Saturday, September 19, 2015

Peace iOS 9 Content Blocker

Marco Arment:

Today, I’m launching my own iOS 9 content blocker, called Peace, to bring peace, quiet, privacy, and — as a nice side benefit — ludicrous speed to iOS web browsing.

There are a lot of content blockers being released today, but Peace strikes the best balance I’ve seen between effectiveness, compatibility, simplicity, and speed, powered by what I’ve found to be the best database in the business after months of testing. And it’s just $2.99.

Marco Arment:

I was therefore faced with a decision about The Deck. I had to either:

  • Omit The Deck from Ghostery’s database, carving out an exception for the advertiser used by me and many of my friends.
  • Enforce Ghostery’s database consistently, potentially angering my own site’s advertiser and my friends who use it.

Marco Arment (tweet, comments):

I’ve pulled Peace from the App Store. I’m sorry to all of my fans and customers who bought this on my name, expecting it to be supported for longer than two days. It’ll keep working for a long time if you already have it, but with no updates.

[…]

As I write this, Peace has been the number one paid app in the U.S. App Store for about 36 hours. It’s a massive achievement that should be the highlight of my professional career.

[…]

I still believe that ad blockers are necessary today, and I still think Ghostery is the best one, but I’ve learned over the last few crazy days that I don’t feel good making one and being the arbiter of what’s blocked.

John Gruber:

Actually, I tried to talk him out of doing this. Seriously!

I think content blockers should block “crap”, not “ads”, and The Deck is not crap.

Marco Arment:

I’m giving it to [Ghostery].

Dave Mark:

I’ve tested all of these (visiting some specific ad-heavy pages), except where noted, and they all improve the mobile Safari experience. They are all free or relatively inexpensive. I suspect they’ll all evolve over time, as advertisers find ways to bypass content blockers and blockers update as they learn.

John Gruber:

Note that Hide & Seek has nothing to do with “blocking ads”. It is simply about maintaining your privacy and anonymity while using Google and Bing for web search. In my testing, it works like a charm.

Nick Lockwood:

Surely if ad blockers take off, sites will just start proxying the ads they display so they appear to come from same domain as the content?

Update (2015-09-22): Matt Henderson:

So what’s Arment to do when the email arrives from the guy in Brazil saying, “Hey, you whitelisted The Deck. Can you whitelist this Brazilian ad network as well? I know you can’t read the language, but take my word for it — it’s not crap either.” And then the request from Turkey. And then the request from China.

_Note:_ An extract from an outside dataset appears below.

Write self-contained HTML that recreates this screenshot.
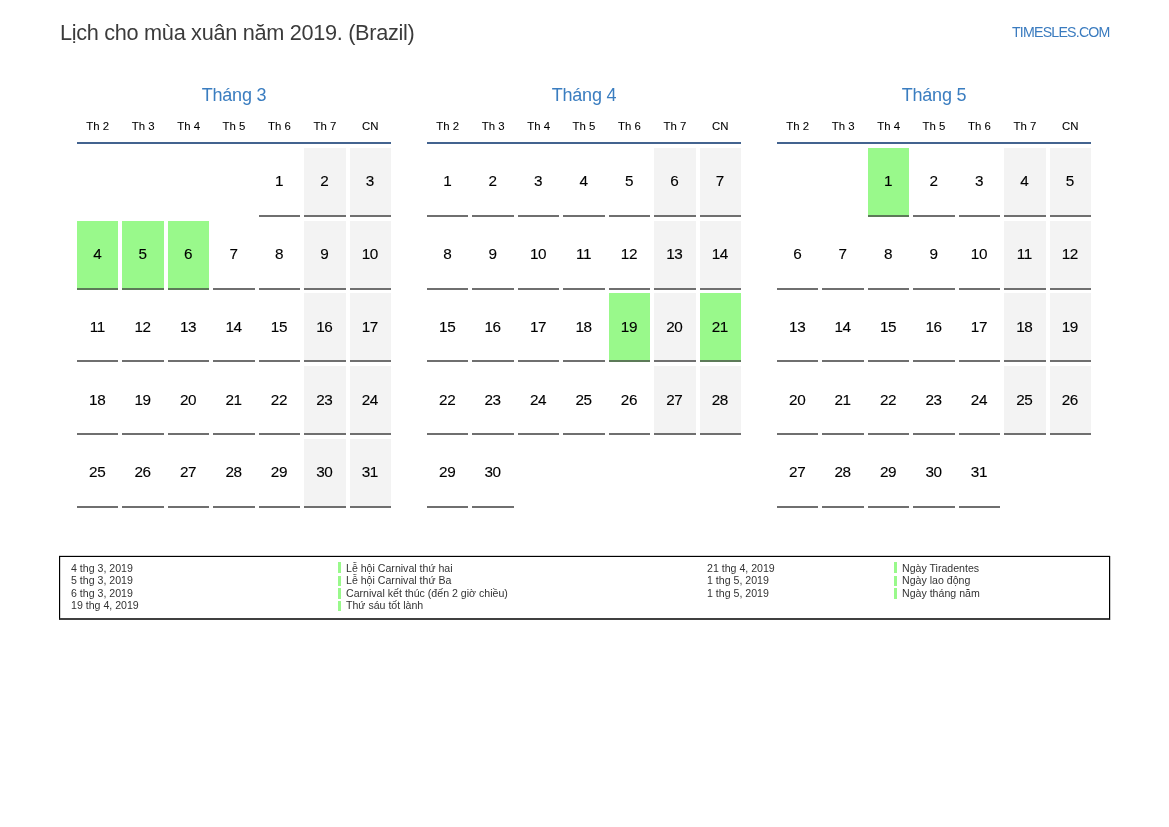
<!DOCTYPE html><html><head><meta charset="utf-8"><style>
html,body{margin:0;padding:0;background:#fff;width:1169px;height:827px;overflow:hidden;}
body{position:relative;font-family:"Liberation Sans", sans-serif;}
#w{position:absolute;left:0;top:0;width:1169px;height:827px;will-change:transform;}
.a{position:absolute;white-space:nowrap;}
.t{left:60px;top:22px;font-size:21.7px;letter-spacing:-0.3px;color:#3b3b3b;line-height:1;}
.b{left:1012px;top:25px;font-size:14.2px;letter-spacing:-0.8px;color:#3a7bbf;line-height:1;}
.mt{top:85px;width:314px;text-align:center;font-size:18px;letter-spacing:-0.2px;color:#3a7dc0;line-height:20px;}
.wd{top:119px;width:41.43px;text-align:center;font-size:11.4px;color:#000;-webkit-text-stroke:0.08px #000;line-height:14px;}
.ln{top:142px;width:314px;height:2px;background:#43638f;}
.c{width:41.43px;height:67px;border-bottom:2px solid #6f6f6f;}
.n{width:41.43px;height:67px;text-align:center;line-height:66px;font-size:15.3px;letter-spacing:-0.4px;text-indent:-1px;color:#000;-webkit-text-stroke:0.12px #000;}
.w{background:#f3f3f3;}.g{background:#99f98b;border-bottom-color:#5c7a58;}
.lg{left:59px;top:556px;width:1049px;height:61px;border:1px solid #000;border-bottom:2px solid #404040;box-shadow:0 -1px 0 #d4d4d4,1px 0 0 #c8c8c8,inset 1px 0 0 #d4d4d4;}
.li{font-size:10.6px;line-height:12.35px;color:#333;}
.gb{width:3px;background:#99f98b;}
</style></head><body><div id="w">
<div class="a t">Lịch cho mùa xuân năm 2019. (Brazil)</div>
<div class="a b">TIMESLES.COM</div>
<div class="a mt" style="left:77px">Tháng 3</div>
<div class="a wd" style="left:77.00px">Th 2</div>
<div class="a wd" style="left:122.43px">Th 3</div>
<div class="a wd" style="left:167.86px">Th 4</div>
<div class="a wd" style="left:213.29px">Th 5</div>
<div class="a wd" style="left:258.72px">Th 6</div>
<div class="a wd" style="left:304.15px">Th 7</div>
<div class="a wd" style="left:349.58px">CN</div>
<div class="a ln" style="left:77px"></div>
<div class="a c" style="left:258.72px;top:148.00px"></div>
<div class="a n" style="left:258.72px;top:148px">1</div>
<div class="a c w" style="left:304.15px;top:148.00px"></div>
<div class="a n" style="left:304.15px;top:148px">2</div>
<div class="a c w" style="left:349.58px;top:148.00px"></div>
<div class="a n" style="left:349.58px;top:148px">3</div>
<div class="a c g" style="left:77.00px;top:220.70px"></div>
<div class="a n" style="left:77.00px;top:221px">4</div>
<div class="a c g" style="left:122.43px;top:220.70px"></div>
<div class="a n" style="left:122.43px;top:221px">5</div>
<div class="a c g" style="left:167.86px;top:220.70px"></div>
<div class="a n" style="left:167.86px;top:221px">6</div>
<div class="a c" style="left:213.29px;top:220.70px"></div>
<div class="a n" style="left:213.29px;top:221px">7</div>
<div class="a c" style="left:258.72px;top:220.70px"></div>
<div class="a n" style="left:258.72px;top:221px">8</div>
<div class="a c w" style="left:304.15px;top:220.70px"></div>
<div class="a n" style="left:304.15px;top:221px">9</div>
<div class="a c w" style="left:349.58px;top:220.70px"></div>
<div class="a n" style="left:349.58px;top:221px">10</div>
<div class="a c" style="left:77.00px;top:293.40px"></div>
<div class="a n" style="left:77.00px;top:294px">11</div>
<div class="a c" style="left:122.43px;top:293.40px"></div>
<div class="a n" style="left:122.43px;top:294px">12</div>
<div class="a c" style="left:167.86px;top:293.40px"></div>
<div class="a n" style="left:167.86px;top:294px">13</div>
<div class="a c" style="left:213.29px;top:293.40px"></div>
<div class="a n" style="left:213.29px;top:294px">14</div>
<div class="a c" style="left:258.72px;top:293.40px"></div>
<div class="a n" style="left:258.72px;top:294px">15</div>
<div class="a c w" style="left:304.15px;top:293.40px"></div>
<div class="a n" style="left:304.15px;top:294px">16</div>
<div class="a c w" style="left:349.58px;top:293.40px"></div>
<div class="a n" style="left:349.58px;top:294px">17</div>
<div class="a c" style="left:77.00px;top:366.10px"></div>
<div class="a n" style="left:77.00px;top:367px">18</div>
<div class="a c" style="left:122.43px;top:366.10px"></div>
<div class="a n" style="left:122.43px;top:367px">19</div>
<div class="a c" style="left:167.86px;top:366.10px"></div>
<div class="a n" style="left:167.86px;top:367px">20</div>
<div class="a c" style="left:213.29px;top:366.10px"></div>
<div class="a n" style="left:213.29px;top:367px">21</div>
<div class="a c" style="left:258.72px;top:366.10px"></div>
<div class="a n" style="left:258.72px;top:367px">22</div>
<div class="a c w" style="left:304.15px;top:366.10px"></div>
<div class="a n" style="left:304.15px;top:367px">23</div>
<div class="a c w" style="left:349.58px;top:366.10px"></div>
<div class="a n" style="left:349.58px;top:367px">24</div>
<div class="a c" style="left:77.00px;top:438.80px"></div>
<div class="a n" style="left:77.00px;top:439px">25</div>
<div class="a c" style="left:122.43px;top:438.80px"></div>
<div class="a n" style="left:122.43px;top:439px">26</div>
<div class="a c" style="left:167.86px;top:438.80px"></div>
<div class="a n" style="left:167.86px;top:439px">27</div>
<div class="a c" style="left:213.29px;top:438.80px"></div>
<div class="a n" style="left:213.29px;top:439px">28</div>
<div class="a c" style="left:258.72px;top:438.80px"></div>
<div class="a n" style="left:258.72px;top:439px">29</div>
<div class="a c w" style="left:304.15px;top:438.80px"></div>
<div class="a n" style="left:304.15px;top:439px">30</div>
<div class="a c w" style="left:349.58px;top:438.80px"></div>
<div class="a n" style="left:349.58px;top:439px">31</div>
<div class="a mt" style="left:427px">Tháng 4</div>
<div class="a wd" style="left:427.00px">Th 2</div>
<div class="a wd" style="left:472.43px">Th 3</div>
<div class="a wd" style="left:517.86px">Th 4</div>
<div class="a wd" style="left:563.29px">Th 5</div>
<div class="a wd" style="left:608.72px">Th 6</div>
<div class="a wd" style="left:654.15px">Th 7</div>
<div class="a wd" style="left:699.58px">CN</div>
<div class="a ln" style="left:427px"></div>
<div class="a c" style="left:427.00px;top:148.00px"></div>
<div class="a n" style="left:427.00px;top:148px">1</div>
<div class="a c" style="left:472.43px;top:148.00px"></div>
<div class="a n" style="left:472.43px;top:148px">2</div>
<div class="a c" style="left:517.86px;top:148.00px"></div>
<div class="a n" style="left:517.86px;top:148px">3</div>
<div class="a c" style="left:563.29px;top:148.00px"></div>
<div class="a n" style="left:563.29px;top:148px">4</div>
<div class="a c" style="left:608.72px;top:148.00px"></div>
<div class="a n" style="left:608.72px;top:148px">5</div>
<div class="a c w" style="left:654.15px;top:148.00px"></div>
<div class="a n" style="left:654.15px;top:148px">6</div>
<div class="a c w" style="left:699.58px;top:148.00px"></div>
<div class="a n" style="left:699.58px;top:148px">7</div>
<div class="a c" style="left:427.00px;top:220.70px"></div>
<div class="a n" style="left:427.00px;top:221px">8</div>
<div class="a c" style="left:472.43px;top:220.70px"></div>
<div class="a n" style="left:472.43px;top:221px">9</div>
<div class="a c" style="left:517.86px;top:220.70px"></div>
<div class="a n" style="left:517.86px;top:221px">10</div>
<div class="a c" style="left:563.29px;top:220.70px"></div>
<div class="a n" style="left:563.29px;top:221px">11</div>
<div class="a c" style="left:608.72px;top:220.70px"></div>
<div class="a n" style="left:608.72px;top:221px">12</div>
<div class="a c w" style="left:654.15px;top:220.70px"></div>
<div class="a n" style="left:654.15px;top:221px">13</div>
<div class="a c w" style="left:699.58px;top:220.70px"></div>
<div class="a n" style="left:699.58px;top:221px">14</div>
<div class="a c" style="left:427.00px;top:293.40px"></div>
<div class="a n" style="left:427.00px;top:294px">15</div>
<div class="a c" style="left:472.43px;top:293.40px"></div>
<div class="a n" style="left:472.43px;top:294px">16</div>
<div class="a c" style="left:517.86px;top:293.40px"></div>
<div class="a n" style="left:517.86px;top:294px">17</div>
<div class="a c" style="left:563.29px;top:293.40px"></div>
<div class="a n" style="left:563.29px;top:294px">18</div>
<div class="a c g" style="left:608.72px;top:293.40px"></div>
<div class="a n" style="left:608.72px;top:294px">19</div>
<div class="a c w" style="left:654.15px;top:293.40px"></div>
<div class="a n" style="left:654.15px;top:294px">20</div>
<div class="a c g" style="left:699.58px;top:293.40px"></div>
<div class="a n" style="left:699.58px;top:294px">21</div>
<div class="a c" style="left:427.00px;top:366.10px"></div>
<div class="a n" style="left:427.00px;top:367px">22</div>
<div class="a c" style="left:472.43px;top:366.10px"></div>
<div class="a n" style="left:472.43px;top:367px">23</div>
<div class="a c" style="left:517.86px;top:366.10px"></div>
<div class="a n" style="left:517.86px;top:367px">24</div>
<div class="a c" style="left:563.29px;top:366.10px"></div>
<div class="a n" style="left:563.29px;top:367px">25</div>
<div class="a c" style="left:608.72px;top:366.10px"></div>
<div class="a n" style="left:608.72px;top:367px">26</div>
<div class="a c w" style="left:654.15px;top:366.10px"></div>
<div class="a n" style="left:654.15px;top:367px">27</div>
<div class="a c w" style="left:699.58px;top:366.10px"></div>
<div class="a n" style="left:699.58px;top:367px">28</div>
<div class="a c" style="left:427.00px;top:438.80px"></div>
<div class="a n" style="left:427.00px;top:439px">29</div>
<div class="a c" style="left:472.43px;top:438.80px"></div>
<div class="a n" style="left:472.43px;top:439px">30</div>
<div class="a mt" style="left:777px">Tháng 5</div>
<div class="a wd" style="left:777.00px">Th 2</div>
<div class="a wd" style="left:822.43px">Th 3</div>
<div class="a wd" style="left:867.86px">Th 4</div>
<div class="a wd" style="left:913.29px">Th 5</div>
<div class="a wd" style="left:958.72px">Th 6</div>
<div class="a wd" style="left:1004.15px">Th 7</div>
<div class="a wd" style="left:1049.58px">CN</div>
<div class="a ln" style="left:777px"></div>
<div class="a c g" style="left:867.86px;top:148.00px"></div>
<div class="a n" style="left:867.86px;top:148px">1</div>
<div class="a c" style="left:913.29px;top:148.00px"></div>
<div class="a n" style="left:913.29px;top:148px">2</div>
<div class="a c" style="left:958.72px;top:148.00px"></div>
<div class="a n" style="left:958.72px;top:148px">3</div>
<div class="a c w" style="left:1004.15px;top:148.00px"></div>
<div class="a n" style="left:1004.15px;top:148px">4</div>
<div class="a c w" style="left:1049.58px;top:148.00px"></div>
<div class="a n" style="left:1049.58px;top:148px">5</div>
<div class="a c" style="left:777.00px;top:220.70px"></div>
<div class="a n" style="left:777.00px;top:221px">6</div>
<div class="a c" style="left:822.43px;top:220.70px"></div>
<div class="a n" style="left:822.43px;top:221px">7</div>
<div class="a c" style="left:867.86px;top:220.70px"></div>
<div class="a n" style="left:867.86px;top:221px">8</div>
<div class="a c" style="left:913.29px;top:220.70px"></div>
<div class="a n" style="left:913.29px;top:221px">9</div>
<div class="a c" style="left:958.72px;top:220.70px"></div>
<div class="a n" style="left:958.72px;top:221px">10</div>
<div class="a c w" style="left:1004.15px;top:220.70px"></div>
<div class="a n" style="left:1004.15px;top:221px">11</div>
<div class="a c w" style="left:1049.58px;top:220.70px"></div>
<div class="a n" style="left:1049.58px;top:221px">12</div>
<div class="a c" style="left:777.00px;top:293.40px"></div>
<div class="a n" style="left:777.00px;top:294px">13</div>
<div class="a c" style="left:822.43px;top:293.40px"></div>
<div class="a n" style="left:822.43px;top:294px">14</div>
<div class="a c" style="left:867.86px;top:293.40px"></div>
<div class="a n" style="left:867.86px;top:294px">15</div>
<div class="a c" style="left:913.29px;top:293.40px"></div>
<div class="a n" style="left:913.29px;top:294px">16</div>
<div class="a c" style="left:958.72px;top:293.40px"></div>
<div class="a n" style="left:958.72px;top:294px">17</div>
<div class="a c w" style="left:1004.15px;top:293.40px"></div>
<div class="a n" style="left:1004.15px;top:294px">18</div>
<div class="a c w" style="left:1049.58px;top:293.40px"></div>
<div class="a n" style="left:1049.58px;top:294px">19</div>
<div class="a c" style="left:777.00px;top:366.10px"></div>
<div class="a n" style="left:777.00px;top:367px">20</div>
<div class="a c" style="left:822.43px;top:366.10px"></div>
<div class="a n" style="left:822.43px;top:367px">21</div>
<div class="a c" style="left:867.86px;top:366.10px"></div>
<div class="a n" style="left:867.86px;top:367px">22</div>
<div class="a c" style="left:913.29px;top:366.10px"></div>
<div class="a n" style="left:913.29px;top:367px">23</div>
<div class="a c" style="left:958.72px;top:366.10px"></div>
<div class="a n" style="left:958.72px;top:367px">24</div>
<div class="a c w" style="left:1004.15px;top:366.10px"></div>
<div class="a n" style="left:1004.15px;top:367px">25</div>
<div class="a c w" style="left:1049.58px;top:366.10px"></div>
<div class="a n" style="left:1049.58px;top:367px">26</div>
<div class="a c" style="left:777.00px;top:438.80px"></div>
<div class="a n" style="left:777.00px;top:439px">27</div>
<div class="a c" style="left:822.43px;top:438.80px"></div>
<div class="a n" style="left:822.43px;top:439px">28</div>
<div class="a c" style="left:867.86px;top:438.80px"></div>
<div class="a n" style="left:867.86px;top:439px">29</div>
<div class="a c" style="left:913.29px;top:438.80px"></div>
<div class="a n" style="left:913.29px;top:439px">30</div>
<div class="a c" style="left:958.72px;top:438.80px"></div>
<div class="a n" style="left:958.72px;top:439px">31</div>
<div class="a lg"></div>
<div class="a" style="left:71px;top:562px"><div class="li">4 thg 3, 2019</div><div class="li">5 thg 3, 2019</div><div class="li">6 thg 3, 2019</div><div class="li">19 thg 4, 2019</div></div>
<div class="a" style="left:346px;top:562px"><div class="li">Lễ hội Carnival thứ hai</div><div class="li">Lễ hội Carnival thứ Ba</div><div class="li">Carnival kết thúc (đến 2 giờ chiều)</div><div class="li">Thứ sáu tốt lành</div></div>
<div class="a" style="left:707px;top:562px"><div class="li">21 thg 4, 2019</div><div class="li">1 thg 5, 2019</div><div class="li">1 thg 5, 2019</div></div>
<div class="a" style="left:902px;top:562px"><div class="li">Ngày Tiradentes</div><div class="li">Ngày lao động</div><div class="li">Ngày tháng năm</div></div>
<div class="a gb" style="left:338px;top:562px;height:11px"></div>
<div class="a gb" style="left:338px;top:576px;height:10px"></div>
<div class="a gb" style="left:338px;top:588px;height:11px"></div>
<div class="a gb" style="left:338px;top:601px;height:10px"></div>
<div class="a gb" style="left:894px;top:562px;height:11px"></div>
<div class="a gb" style="left:894px;top:576px;height:10px"></div>
<div class="a gb" style="left:894px;top:588px;height:11px"></div>
</div></body></html>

Marco Arment (tweet, comments):

Apple notified me this afternoon that they’ll be proactively refunding all purchases of Peace.

John Gruber:

@cabel Agreed, I was wrong. I knew the [Deck] network itself has never done cookies, but didn’t know a few advertisers had been granted exceptions.

Update (2015-09-25): There is more discussion on the Accidental Tech Podcast.

5 Comments RSS · Twitter

So Marco Arment's advertisers and friends apparently got very angry …

François Joseph

I respect Marco tremendously, both as a developer and as a luminary of the Apple community. Nevertheless, I find it difficult to sympathise with someone who apparently sees no wrong in making promises and withdrawing them within a span of 48 hours. Nothing happened in-between the launch of Peace and the moment it was withdrawn that was not easily foreseeable: the controversy, the outrage, the conundrums. Marco certainly acted in good faith, but, if the reaction to Peace came as the shock it did, he was dangerously unprepared and unrealistic. People lauding his principles and scrupules all-too-conveniently forget that he broke a fundamental promise he made to his loyal supporters: software cannot be good unless it is supported. That is not worth condemning him, but surely that is worth some thought?